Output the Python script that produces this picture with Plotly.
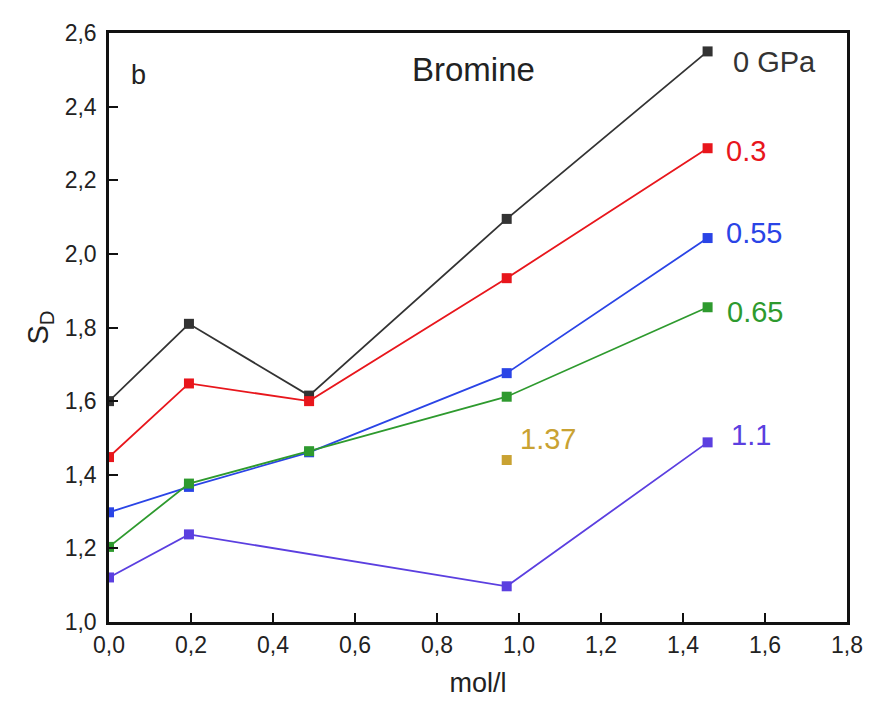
import plotly.graph_objects as go

x_conc = [0.0, 0.195, 0.488, 0.97, 1.46]
sd_0gpa = [1.60, 1.81, 1.615, 2.095, 2.55]
sd_03 = [1.448, 1.648, 1.60, 1.934, 2.287]
sd_055 = [1.298, 1.367, 1.461, 1.676, 2.043]
sd_065 = [1.204, 1.376, 1.464, 1.612, 1.855]
x_11 = [0.0, 0.195, 0.97, 1.46]
sd_11 = [1.121, 1.238, 1.097, 1.488]
x_137 = [0.97]
sd_137 = [1.44]

series = [
    ("0 GPa", x_conc, sd_0gpa, "#333333"),
    ("0.3", x_conc, sd_03, "#e8161c"),
    ("0.55", x_conc, sd_055, "#2a44e6"),
    ("0.65", x_conc, sd_065, "#2e9a2e"),
    ("1.1", x_11, sd_11, "#5b3fe0"),
]

x_ticks = [0, 0.2, 0.4, 0.6, 0.8, 1.0, 1.2, 1.4, 1.6, 1.8]
x_ticklabels = ["0,0", "0,2", "0,4", "0,6", "0,8", "1,0", "1,2", "1,4", "1,6", "1,8"]
y_ticks = [1.0, 1.2, 1.4, 1.6, 1.8, 2.0, 2.2, 2.4, 2.6]
y_ticklabels = ["1,0", "1,2", "1,4", "1,6", "1,8", "2,0", "2,2", "2,4", "2,6"]

fig = go.Figure()
for name, xs, ys, col in series:
    fig.add_trace(go.Scatter(x=xs, y=ys, mode="lines+markers", name=name,
                             line=dict(color=col, width=1.8),
                             marker=dict(symbol="square", size=10, color=col)))
fig.add_trace(go.Scatter(x=x_137, y=sd_137, mode="markers", name="1.37",
                         marker=dict(symbol="square", size=10, color="#c9a232")))

font = "Liberation Sans, Arial, sans-serif"
labels = [
    ("0 GPa", 1.518, 2.52, "#333333"),
    ("0.3", 1.50, 2.279, "#e8161c"),
    ("0.55", 1.50, 2.056, "#2a44e6"),
    ("0.65", 1.503, 1.842, "#2e9a2e"),
    ("1.1", 1.513, 1.507, "#5b3fe0"),
    ("1.37", 0.998, 1.496, "#c9a232"),
]
for txt, ax, ay, col in labels:
    fig.add_annotation(x=ax, y=ay, text=txt, showarrow=False, xanchor="left",
                       yanchor="middle", font=dict(size=29, color=col, family=font))
fig.add_annotation(x=0.073, y=2.485, text="b", showarrow=False,
                   font=dict(size=27, color="#222222", family=font))
fig.add_annotation(x=0.889, y=2.5, text="Bromine", showarrow=False,
                   font=dict(size=33, color="#222222", family=font))

# The page body adds an 8px margin; size the figure so the plot lands where the reference's does.
fig.update_layout(
    width=867, height=703,
    margin=dict(l=101, r=25, t=17, b=89),
    plot_bgcolor="white", paper_bgcolor="white",
    showlegend=False,
    font=dict(family=font, color="#222222"),
    xaxis=dict(range=[0, 1.8], tickvals=x_ticks, ticktext=x_ticklabels,
               showgrid=False, zeroline=False, showline=True, linecolor="#111111",
               linewidth=2.5, mirror=True, ticks="inside", ticklen=9, tickwidth=2,
               tickcolor="#111111", tickfont=dict(size=23), ticklabelstandoff=1,
               title=dict(text="mol/l", font=dict(size=27), standoff=16)),
    yaxis=dict(range=[1.0, 2.6], tickvals=y_ticks, ticktext=y_ticklabels,
               showgrid=False, zeroline=False, showline=True, linecolor="#111111",
               linewidth=2.5, mirror=True, ticks="inside", ticklen=9, tickwidth=2,
               tickcolor="#111111", tickfont=dict(size=23), ticklabelstandoff=5,
               title=dict(text="S<sub>D</sub>", font=dict(size=29), standoff=8)),
)

fig.write_html("out.html")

■ ■ ■ ■ ■

Aim of the exercise
With the pictures left out, restate word for word every line of the data above, from the first down to the line that contains "sd_137 = [1.44]".

Written response
Output the Python script that produces this picture with Plotly.
import plotly.graph_objects as go

x_conc = [0.0, 0.195, 0.488, 0.97, 1.46]
sd_0gpa = [1.60, 1.81, 1.615, 2.095, 2.55]
sd_03 = [1.448, 1.648, 1.60, 1.934, 2.287]
sd_055 = [1.298, 1.367, 1.461, 1.676, 2.043]
sd_065 = [1.204, 1.376, 1.464, 1.612, 1.855]
x_11 = [0.0, 0.195, 0.97, 1.46]
sd_11 = [1.121, 1.238, 1.097, 1.488]
x_137 = [0.97]
sd_137 = [1.44]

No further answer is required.